También había espejos, multitud de ellos, en el Tibidabo, montaña que domina Barcelona y en la cual hay un pequeño parque de atracciones. Era un sueño poder subir un Domingo a lo alto de la montaña y disfrutar de todo lo que había…excepto de los espejos que, alojados en una sala, reflejaban a las personas deformadas de múltiples formas. Tan pronto eras bajo, como alto y delgado hasta límites increíbles. La gente se reía. Yo no. Y pude comprobar que los espejos no siempre reflejan la realidad.
Hay espejos inolvidables. Recuerdo el de la cafetería del Hotel Pere Palas en Estambul. En este hotel y en este bar Agatha Christie escribía sus novelas y en particular Asesinato en el Orient Express. El bar tiene un espejo, detrás de la barra, maravilloso. Pero no cuela. Es un espejo.

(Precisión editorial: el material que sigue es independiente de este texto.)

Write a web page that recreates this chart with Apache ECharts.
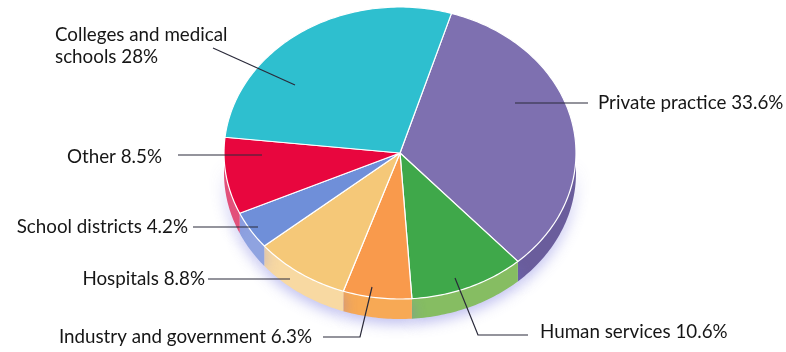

Te tomas el té inmerso en la inseguridad. Es como si te vigilase alguien. Los bares y restaurantes son lugares propensos a contener espejos en cuantía y tamaño desmedidos.
También advertir que hay muchos tipos de espejos y son también peligrosos; si no mirar lo que le paso a Narciso, el mito griego que se contempló en el agua de una fuente y quedó tan prendado de su belleza que se enamoró de si mismo.
Y por último el más peligroso de todos. El espejo de la Ciencia, que intenta describir y explicar la realidad circundante, intentando reflejar el universo, aunque más bien todo puede no ser más que una compleja construcción de la mente humana.
Lo dicho. Evitar los espejos.
Notas:
1) Ya se que algún erudito me dirá que cuando Borges habla de espejos posiblemente se está refiriendo a los libros, que son los “espejos” del mundo. En la Edad Media a las enciclopedias se las denominaba especulum. El espejo en el relato «Tlön…» bien puede ser un símbolo de la memoria que se nutre de los libros; y la enciclopedia un imperfecto espejo del mundo real y que se refleja en la memoria.
2) Heresiarca: autor y propagador de una herejía.